Fourth, join the Society of Paper Money Collectors (SPMC) and engage with the error note community through its journal, Paper Money. Several landmark articles on district mismatch errors have appeared in its pages over the past two decades, and the community includes specialists who track known examples and can help authenticate potential discoveries.
If you believe you have found a new, unpublished district mismatch error on a raw note, do not spend it and do not attempt to clean or press it. Secure it in a protective sleeve, document the serial number and district details with clear photographs, and submit it to PMG or PCGS Currency with a notation explaining the suspected error. First-discovery examples of previously unknown mismatch pairs carry historical importance to the numismatic community and significantly higher market values than subsequent examples from the same run.

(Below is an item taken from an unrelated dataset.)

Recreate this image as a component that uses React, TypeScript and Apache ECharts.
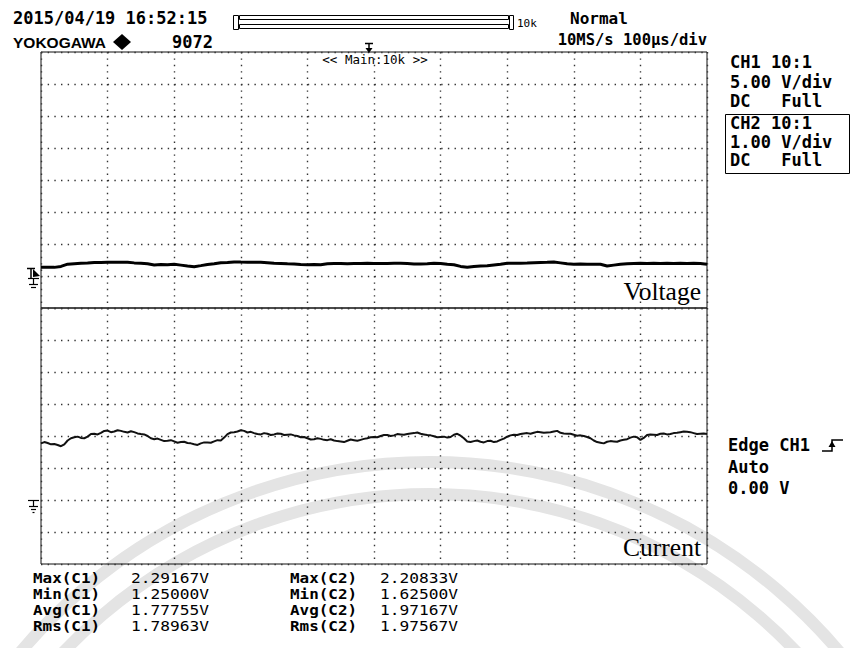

Conclusion: A Window Into the BEP’s Production Process
District mismatch errors are more than just collectible oddities. They are documentary evidence of specific moments when the Bureau of Engraving and Printing’s rigorous quality control system failed to catch an unusual production anomaly. Every confirmed mismatch note tells a story about a press run, a batch of sheets that went the wrong direction, and a quality inspector who did not catch the discrepancy before the note entered circulation. For collectors, that combination of rarity, visual drama, and historical specificity makes district mismatch errors among the most intellectually satisfying items in the entire field of US paper money. Whether you are just beginning to explore error notes or you have been chasing production anomalies for decades, the mismatch error represents a collecting frontier where genuine discoveries still get made, where the thrill of finding the unexpected in your change or in a dealer’s stock remains completely real.